*COLLECTED DATA*:
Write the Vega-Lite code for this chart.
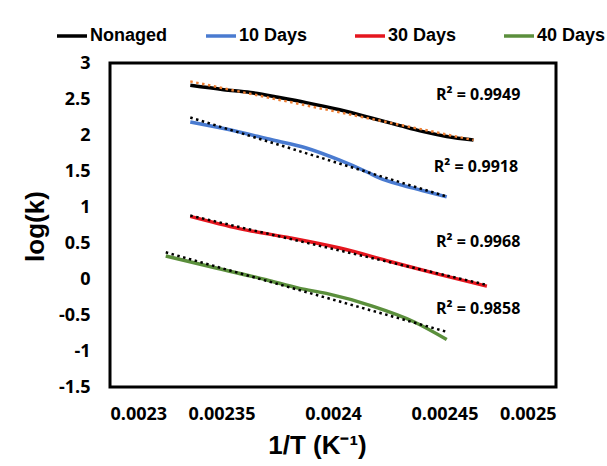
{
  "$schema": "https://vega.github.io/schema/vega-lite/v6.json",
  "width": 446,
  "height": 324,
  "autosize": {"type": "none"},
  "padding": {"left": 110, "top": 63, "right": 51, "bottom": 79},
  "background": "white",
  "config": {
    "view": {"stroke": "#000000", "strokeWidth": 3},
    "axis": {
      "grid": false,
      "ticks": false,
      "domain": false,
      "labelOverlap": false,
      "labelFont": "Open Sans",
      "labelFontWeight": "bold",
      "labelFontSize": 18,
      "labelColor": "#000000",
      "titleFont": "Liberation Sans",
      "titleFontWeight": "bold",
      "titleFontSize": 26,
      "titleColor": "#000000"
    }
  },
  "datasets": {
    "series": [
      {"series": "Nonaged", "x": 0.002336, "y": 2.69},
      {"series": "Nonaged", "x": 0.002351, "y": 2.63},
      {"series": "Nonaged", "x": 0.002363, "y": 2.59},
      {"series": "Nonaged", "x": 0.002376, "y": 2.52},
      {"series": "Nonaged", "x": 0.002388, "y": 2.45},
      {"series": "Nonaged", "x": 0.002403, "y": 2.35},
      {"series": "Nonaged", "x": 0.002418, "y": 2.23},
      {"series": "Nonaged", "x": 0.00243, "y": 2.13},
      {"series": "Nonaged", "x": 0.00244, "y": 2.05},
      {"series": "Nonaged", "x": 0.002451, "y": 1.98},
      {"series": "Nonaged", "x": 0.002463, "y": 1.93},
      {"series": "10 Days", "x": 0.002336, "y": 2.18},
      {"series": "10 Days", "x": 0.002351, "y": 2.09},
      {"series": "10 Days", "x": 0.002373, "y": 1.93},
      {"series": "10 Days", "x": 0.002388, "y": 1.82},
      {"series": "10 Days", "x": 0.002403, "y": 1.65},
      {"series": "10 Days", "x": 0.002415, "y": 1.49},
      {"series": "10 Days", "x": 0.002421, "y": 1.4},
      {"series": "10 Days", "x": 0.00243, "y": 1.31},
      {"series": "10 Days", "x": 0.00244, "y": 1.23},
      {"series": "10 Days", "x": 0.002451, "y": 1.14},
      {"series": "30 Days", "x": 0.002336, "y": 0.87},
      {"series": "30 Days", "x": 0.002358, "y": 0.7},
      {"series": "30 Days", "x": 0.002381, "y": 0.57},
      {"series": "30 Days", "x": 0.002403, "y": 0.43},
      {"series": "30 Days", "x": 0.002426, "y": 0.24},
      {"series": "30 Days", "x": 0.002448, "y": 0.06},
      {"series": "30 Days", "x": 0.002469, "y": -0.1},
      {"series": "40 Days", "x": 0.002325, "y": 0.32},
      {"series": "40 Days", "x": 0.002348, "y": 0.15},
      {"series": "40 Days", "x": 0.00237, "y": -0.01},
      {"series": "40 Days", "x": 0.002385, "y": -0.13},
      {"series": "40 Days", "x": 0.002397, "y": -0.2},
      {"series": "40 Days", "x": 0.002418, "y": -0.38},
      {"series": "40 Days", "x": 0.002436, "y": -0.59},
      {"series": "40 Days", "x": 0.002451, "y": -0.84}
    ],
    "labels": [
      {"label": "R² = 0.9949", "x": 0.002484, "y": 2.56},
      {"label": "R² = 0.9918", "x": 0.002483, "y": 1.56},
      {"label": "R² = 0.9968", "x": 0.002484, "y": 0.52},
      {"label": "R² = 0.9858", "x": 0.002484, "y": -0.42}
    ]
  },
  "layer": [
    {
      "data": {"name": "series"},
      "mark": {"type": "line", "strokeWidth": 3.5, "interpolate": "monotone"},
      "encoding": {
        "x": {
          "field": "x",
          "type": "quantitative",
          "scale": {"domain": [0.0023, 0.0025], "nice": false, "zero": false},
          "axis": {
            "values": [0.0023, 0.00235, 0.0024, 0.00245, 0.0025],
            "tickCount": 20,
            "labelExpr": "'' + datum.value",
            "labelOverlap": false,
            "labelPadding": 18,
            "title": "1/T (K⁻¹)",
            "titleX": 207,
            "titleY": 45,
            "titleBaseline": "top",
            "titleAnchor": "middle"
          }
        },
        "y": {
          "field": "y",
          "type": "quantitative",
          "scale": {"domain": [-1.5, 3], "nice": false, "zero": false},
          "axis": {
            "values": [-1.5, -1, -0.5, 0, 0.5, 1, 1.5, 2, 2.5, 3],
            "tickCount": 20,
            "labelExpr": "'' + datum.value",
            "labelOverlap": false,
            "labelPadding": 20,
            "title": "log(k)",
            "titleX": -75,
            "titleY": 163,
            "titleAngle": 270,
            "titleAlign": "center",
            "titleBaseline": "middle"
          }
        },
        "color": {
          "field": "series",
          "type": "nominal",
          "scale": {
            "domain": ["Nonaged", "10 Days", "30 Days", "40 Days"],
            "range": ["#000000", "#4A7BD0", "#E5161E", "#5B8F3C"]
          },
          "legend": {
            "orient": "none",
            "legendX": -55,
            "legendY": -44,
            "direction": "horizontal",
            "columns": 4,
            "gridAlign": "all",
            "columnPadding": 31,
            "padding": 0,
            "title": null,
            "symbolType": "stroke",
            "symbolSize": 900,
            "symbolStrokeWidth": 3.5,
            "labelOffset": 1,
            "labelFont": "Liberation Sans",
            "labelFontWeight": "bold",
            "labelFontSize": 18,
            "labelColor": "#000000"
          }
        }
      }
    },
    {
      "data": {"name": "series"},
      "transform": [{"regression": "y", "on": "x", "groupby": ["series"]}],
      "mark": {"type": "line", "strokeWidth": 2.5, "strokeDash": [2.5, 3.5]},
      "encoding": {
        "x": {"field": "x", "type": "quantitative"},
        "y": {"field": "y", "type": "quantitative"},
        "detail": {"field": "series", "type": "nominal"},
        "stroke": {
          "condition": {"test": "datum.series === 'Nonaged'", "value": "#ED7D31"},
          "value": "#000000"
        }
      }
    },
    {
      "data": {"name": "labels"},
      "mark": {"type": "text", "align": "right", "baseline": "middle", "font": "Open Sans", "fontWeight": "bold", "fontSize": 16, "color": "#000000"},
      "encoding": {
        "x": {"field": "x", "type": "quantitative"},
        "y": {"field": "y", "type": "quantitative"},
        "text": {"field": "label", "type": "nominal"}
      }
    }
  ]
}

*STATED PROBLEM*: Copy the material shown above in full and exactly. Skip the pictures.

*RESULT*:
Write the Vega-Lite code for this chart.
{
  "$schema": "https://vega.github.io/schema/vega-lite/v6.json",
  "width": 446,
  "height": 324,
  "autosize": {"type": "none"},
  "padding": {"left": 110, "top": 63, "right": 51, "bottom": 79},
  "background": "white",
  "config": {
    "view": {"stroke": "#000000", "strokeWidth": 3},
    "axis": {
      "grid": false,
      "ticks": false,
      "domain": false,
      "labelOverlap": false,
      "labelFont": "Open Sans",
      "labelFontWeight": "bold",
      "labelFontSize": 18,
      "labelColor": "#000000",
      "titleFont": "Liberation Sans",
      "titleFontWeight": "bold",
      "titleFontSize": 26,
      "titleColor": "#000000"
    }
  },
  "datasets": {
    "series": [
      {"series": "Nonaged", "x": 0.002336, "y": 2.69},
      {"series": "Nonaged", "x": 0.002351, "y": 2.63},
      {"series": "Nonaged", "x": 0.002363, "y": 2.59},
      {"series": "Nonaged", "x": 0.002376, "y": 2.52},
      {"series": "Nonaged", "x": 0.002388, "y": 2.45},
      {"series": "Nonaged", "x": 0.002403, "y": 2.35},
      {"series": "Nonaged", "x": 0.002418, "y": 2.23},
      {"series": "Nonaged", "x": 0.00243, "y": 2.13},
      {"series": "Nonaged", "x": 0.00244, "y": 2.05},
      {"series": "Nonaged", "x": 0.002451, "y": 1.98},
      {"series": "Nonaged", "x": 0.002463, "y": 1.93},
      {"series": "10 Days", "x": 0.002336, "y": 2.18},
      {"series": "10 Days", "x": 0.002351, "y": 2.09},
      {"series": "10 Days", "x": 0.002373, "y": 1.93},
      {"series": "10 Days", "x": 0.002388, "y": 1.82},
      {"series": "10 Days", "x": 0.002403, "y": 1.65},
      {"series": "10 Days", "x": 0.002415, "y": 1.49},
      {"series": "10 Days", "x": 0.002421, "y": 1.4},
      {"series": "10 Days", "x": 0.00243, "y": 1.31},
      {"series": "10 Days", "x": 0.00244, "y": 1.23},
      {"series": "10 Days", "x": 0.002451, "y": 1.14},
      {"series": "30 Days", "x": 0.002336, "y": 0.87},
      {"series": "30 Days", "x": 0.002358, "y": 0.7},
      {"series": "30 Days", "x": 0.002381, "y": 0.57},
      {"series": "30 Days", "x": 0.002403, "y": 0.43},
      {"series": "30 Days", "x": 0.002426, "y": 0.24},
      {"series": "30 Days", "x": 0.002448, "y": 0.06},
      {"series": "30 Days", "x": 0.002469, "y": -0.1},
      {"series": "40 Days", "x": 0.002325, "y": 0.32},
      {"series": "40 Days", "x": 0.002348, "y": 0.15},
      {"series": "40 Days", "x": 0.00237, "y": -0.01},
      {"series": "40 Days", "x": 0.002385, "y": -0.13},
      {"series": "40 Days", "x": 0.002397, "y": -0.2},
      {"series": "40 Days", "x": 0.002418, "y": -0.38},
      {"series": "40 Days", "x": 0.002436, "y": -0.59},
      {"series": "40 Days", "x": 0.002451, "y": -0.84}
    ],
    "labels": [
      {"label": "R² = 0.9949", "x": 0.002484, "y": 2.56},
      {"label": "R² = 0.9918", "x": 0.002483, "y": 1.56},
      {"label": "R² = 0.9968", "x": 0.002484, "y": 0.52},
      {"label": "R² = 0.9858", "x": 0.002484, "y": -0.42}
    ]
  },
  "layer": [
    {
      "data": {"name": "series"},
      "mark": {"type": "line", "strokeWidth": 3.5, "interpolate": "monotone"},
      "encoding": {
        "x": {
          "field": "x",
          "type": "quantitative",
          "scale": {"domain": [0.0023, 0.0025], "nice": false, "zero": false},
          "axis": {
            "values": [0.0023, 0.00235, 0.0024, 0.00245, 0.0025],
            "tickCount": 20,
            "labelExpr": "'' + datum.value",
            "labelOverlap": false,
            "labelPadding": 18,
            "title": "1/T (K⁻¹)",
            "titleX": 207,
            "titleY": 45,
            "titleBaseline": "top",
            "titleAnchor": "middle"
          }
        },
        "y": {
          "field": "y",
          "type": "quantitative",
          "scale": {"domain": [-1.5, 3], "nice": false, "zero": false},
          "axis": {
            "values": [-1.5, -1, -0.5, 0, 0.5, 1, 1.5, 2, 2.5, 3],
            "tickCount": 20,
            "labelExpr": "'' + datum.value",
            "labelOverlap": false,
            "labelPadding": 20,
            "title": "log(k)",
            "titleX": -75,
            "titleY": 163,
            "titleAngle": 270,
            "titleAlign": "center",
            "titleBaseline": "middle"
          }
        },
        "color": {
          "field": "series",
          "type": "nominal",
          "scale": {
            "domain": ["Nonaged", "10 Days", "30 Days", "40 Days"],
            "range": ["#000000", "#4A7BD0", "#E5161E", "#5B8F3C"]
          },
          "legend": {
            "orient": "none",
            "legendX": -55,
            "legendY": -44,
            "direction": "horizontal",
            "columns": 4,
            "gridAlign": "all",
            "columnPadding": 31,
            "padding": 0,
            "title": null,
            "symbolType": "stroke",
            "symbolSize": 900,
            "symbolStrokeWidth": 3.5,
            "labelOffset": 1,
            "labelFont": "Liberation Sans",
            "labelFontWeight": "bold",
            "labelFontSize": 18,
            "labelColor": "#000000"
          }
        }
      }
    },
    {
      "data": {"name": "series"},
      "transform": [{"regression": "y", "on": "x", "groupby": ["series"]}],
      "mark": {"type": "line", "strokeWidth": 2.5, "strokeDash": [2.5, 3.5]},
      "encoding": {
        "x": {"field": "x", "type": "quantitative"},
        "y": {"field": "y", "type": "quantitative"},
        "detail": {"field": "series", "type": "nominal"},
        "stroke": {
          "condition": {"test": "datum.series === 'Nonaged'", "value": "#ED7D31"},
          "value": "#000000"
        }
      }
    },
    {
      "data": {"name": "labels"},
      "mark": {"type": "text", "align": "right", "baseline": "middle", "font": "Open Sans", "fontWeight": "bold", "fontSize": 16, "color": "#000000"},
      "encoding": {
        "x": {"field": "x", "type": "quantitative"},
        "y": {"field": "y", "type": "quantitative"},
        "text": {"field": "label", "type": "nominal"}
      }
    }
  ]
}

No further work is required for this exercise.